Ferguson Churches Prep for Grand Jury Verdict

According to multiple reports from news agencies, the grand jury has reached a decision in the shooting death of Michael Brown in Ferguson, Missouri. The decision is set to be announced Monday night or Tuesday morning in a news conference.

Ferguson march

People gather to march in Ferguson, Mo. on Aug. 15, 2014. Photo courtesy of Loavesofbread

The grand jurors could choose to indict Ferguson police officer Darren Wilson with one of four crimes: First degree murder, second degree murder, voluntary manslaughter, or involuntary manslaughter.

The Office of the Prosecuting Attorney in St. Louis County, Mo., made the announcement shortly before 3 p.m. CT, but did not say when the decision would be revealed and gave no indication whether Darren Wilson would be charged in the killing of 18-year-old Michael Brown.

Wilson, 28, shot and killed Brown on a Ferguson, Mo. street following a scuffle on Aug. 9 as the teenager and a friend walked back from a convenience store.  

Officials had expressed concern that the widespread and sometimes violent protests would occur again, and authorities had stepped up security in the St. Louis area in anticipation of renewed protests leading up to the grand jury’s decision.

Religion News Service reports that local clergy are hoping there won’t be a great need for people to get off the streets when the decision is announced, but churches plan to be there for the community under all circumstances.

St. John’s in Ferguson has set a prayer vigil for 7 p.m. the day of the grand jury announcement. Christ Church Cathedral downtown will host a 24-hour prayer vigil after the announcement. West Side Missionary Baptist Church in Florissant is throwing a freedom rally and prayer service at 7 p.m. that day.

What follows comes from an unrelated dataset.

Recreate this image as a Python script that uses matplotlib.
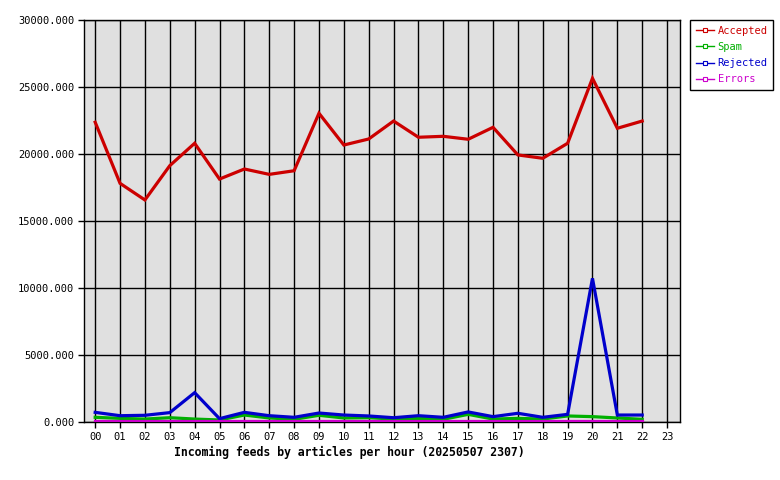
import matplotlib
matplotlib.use("Agg")
import matplotlib.pyplot as plt
from matplotlib.lines import Line2D

hours = list(range(23))
hour_labels = [f"{h:02d}" for h in range(24)]

accepted = [22370, 17810, 16570, 19130, 20800, 18130, 18880, 18480, 18750, 23040,
            20670, 21120, 22460, 21250, 21320, 21100, 21990, 19930, 19680, 20800,
            25650, 21920, 22460]
spam = [350, 270, 220, 320, 220, 150, 520, 300, 200, 500,
        300, 320, 220, 270, 200, 570, 220, 270, 220, 450,
        400, 300, 200]
rejected = [720, 470, 500, 700, 2190, 250, 720, 470, 350, 670,
            520, 450, 320, 470, 350, 750, 400, 650, 350, 570,
            10720, 520, 520]
errors = [60, 60, 60, 60, 60, 60, 60, 60, 60, 60,
          60, 60, 60, 60, 60, 60, 60, 60, 60, 60,
          60, 60, 60]

series = [("Accepted", accepted, "#cc0000"),
          ("Spam", spam, "#00b000"),
          ("Rejected", rejected, "#0000cc"),
          ("Errors", errors, "#cc00cc")]

W, H = 780, 480
fig = plt.figure(figsize=(7.8, 4.8), dpi=100)
fig.patch.set_facecolor("white")
ax = fig.add_axes([84 / W, (H - 422) / H, 596 / W, 402 / H])
ax.set_facecolor("#e0e0e0")

mono = "DejaVu Sans Mono"

for name, vals, col in series:
    ax.plot(hours, vals, color=col, lw=2.3, solid_joinstyle="miter", zorder=3)

ax.set_xlim(-0.45, 23.52)
ax.set_ylim(0, 30000)
ax.set_xticks(range(24))
ax.set_xticklabels(hour_labels, fontsize=7.5, family=mono)
ax.set_yticks(range(0, 30001, 5000))
ax.set_yticklabels([f"{v:.3f}" for v in range(0, 30001, 5000)], fontsize=7.5, family=mono)
ax.grid(True, color="black", lw=1.0, zorder=1)
ax.set_axisbelow(True)
for s in ax.spines.values():
    s.set_color("black")
    s.set_linewidth(1.0)
ax.tick_params(axis="both", direction="out", length=4, width=1, color="black", pad=3)

fig.text(349 / W, 1 - 452 / H, "Incoming feeds by articles per hour (20250507 2307)",
         ha="center", va="center", fontsize=8.3, family=mono, fontweight="bold")

handles = [Line2D([0], [0], color=c, lw=1.0, marker="s", markersize=3,
                  markerfacecolor="white", markeredgecolor=c, markeredgewidth=0.8)
           for _, _, c in series]
leg = fig.legend(handles, [n for n, _, _ in series], loc="upper left",
                 bbox_to_anchor=(690 / W, 1 - 20 / H), frameon=True,
                 fancybox=False, edgecolor="black", framealpha=1,
                 prop={"family": mono, "size": 7.5}, handlelength=1.8,
                 handletextpad=0.3, borderpad=0.55, labelspacing=0.6,
                 borderaxespad=0)
leg.get_frame().set_linewidth(1.0)
for t, (_, _, c) in zip(leg.get_texts(), series):
    t.set_color(c)

fig.savefig("out.png", dpi=100)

According to a report from CBN News, area pastors have been preparing for months in advance by sharing messages of God’s love.

“When you walk into these doors or, as I like to say, when we walk into your life or you walk into ours, what you will encounter is the true God who is without prejudice,” said Bishop Raphael Green who pastors the Metropolitan Christian Worship Center in south St. Louis.

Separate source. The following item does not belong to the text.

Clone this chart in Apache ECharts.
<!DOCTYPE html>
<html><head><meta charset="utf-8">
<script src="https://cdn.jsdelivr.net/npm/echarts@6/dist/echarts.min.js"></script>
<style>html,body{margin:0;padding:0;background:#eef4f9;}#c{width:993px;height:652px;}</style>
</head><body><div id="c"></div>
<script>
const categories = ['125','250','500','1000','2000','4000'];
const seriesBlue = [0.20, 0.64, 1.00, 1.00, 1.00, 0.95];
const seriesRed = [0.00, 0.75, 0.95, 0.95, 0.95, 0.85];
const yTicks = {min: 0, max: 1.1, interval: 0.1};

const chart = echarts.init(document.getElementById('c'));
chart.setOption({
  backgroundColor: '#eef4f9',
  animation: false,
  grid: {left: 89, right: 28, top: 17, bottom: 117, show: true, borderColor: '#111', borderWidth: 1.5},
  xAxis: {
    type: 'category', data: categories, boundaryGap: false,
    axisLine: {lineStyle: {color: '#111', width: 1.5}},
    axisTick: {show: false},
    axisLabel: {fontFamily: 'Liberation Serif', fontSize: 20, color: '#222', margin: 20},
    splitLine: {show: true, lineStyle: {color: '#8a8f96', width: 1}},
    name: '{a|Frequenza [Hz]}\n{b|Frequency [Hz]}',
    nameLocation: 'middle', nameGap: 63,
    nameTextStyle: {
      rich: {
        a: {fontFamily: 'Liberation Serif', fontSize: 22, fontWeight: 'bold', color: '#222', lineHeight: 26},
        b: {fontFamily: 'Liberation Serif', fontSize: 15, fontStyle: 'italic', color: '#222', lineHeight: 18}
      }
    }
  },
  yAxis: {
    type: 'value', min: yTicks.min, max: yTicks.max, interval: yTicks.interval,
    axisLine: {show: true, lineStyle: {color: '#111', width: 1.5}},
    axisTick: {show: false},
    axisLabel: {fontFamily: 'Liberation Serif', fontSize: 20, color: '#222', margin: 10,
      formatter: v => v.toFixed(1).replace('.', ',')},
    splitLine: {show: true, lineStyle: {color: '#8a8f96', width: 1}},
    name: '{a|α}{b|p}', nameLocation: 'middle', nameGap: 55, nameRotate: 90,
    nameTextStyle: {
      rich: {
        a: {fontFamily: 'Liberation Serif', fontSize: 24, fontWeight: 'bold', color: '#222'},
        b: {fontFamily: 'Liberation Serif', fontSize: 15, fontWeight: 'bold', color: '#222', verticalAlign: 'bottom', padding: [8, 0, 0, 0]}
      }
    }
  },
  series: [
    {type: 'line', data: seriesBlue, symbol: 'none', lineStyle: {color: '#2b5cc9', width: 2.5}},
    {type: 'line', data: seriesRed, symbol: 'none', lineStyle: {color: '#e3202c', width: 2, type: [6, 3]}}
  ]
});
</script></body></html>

For nearly 30 years, Bishop Green has hosted the Urban World Summit, a rally to prayer and action to heal across racial and cultural divides. “We’ve all been challenged to really forgive,” Green said. “And let’s move forward out of the heart of God.”

This year’s keynote speaker was Bishop Harry Jackson, chairman of High Impact Leadership Coalition and pastor of Hope Christian Church in suburban Washington, D.C.

Jackson urged churches to rise up and take the lead by reflecting the unity found in God’s love and Christian love or one another: “Jesus was very clear when he prayed to the Father that we would be one,” Jackson told CBN News. “The insight that we should all get is that when people see our love demonstrated in power, they’ll know that Jesus is real. Nothing says that more powerfully in this day than black, white, Asian, Hispanic worshipping together, working together, in an open banner of Christ over their relationships.”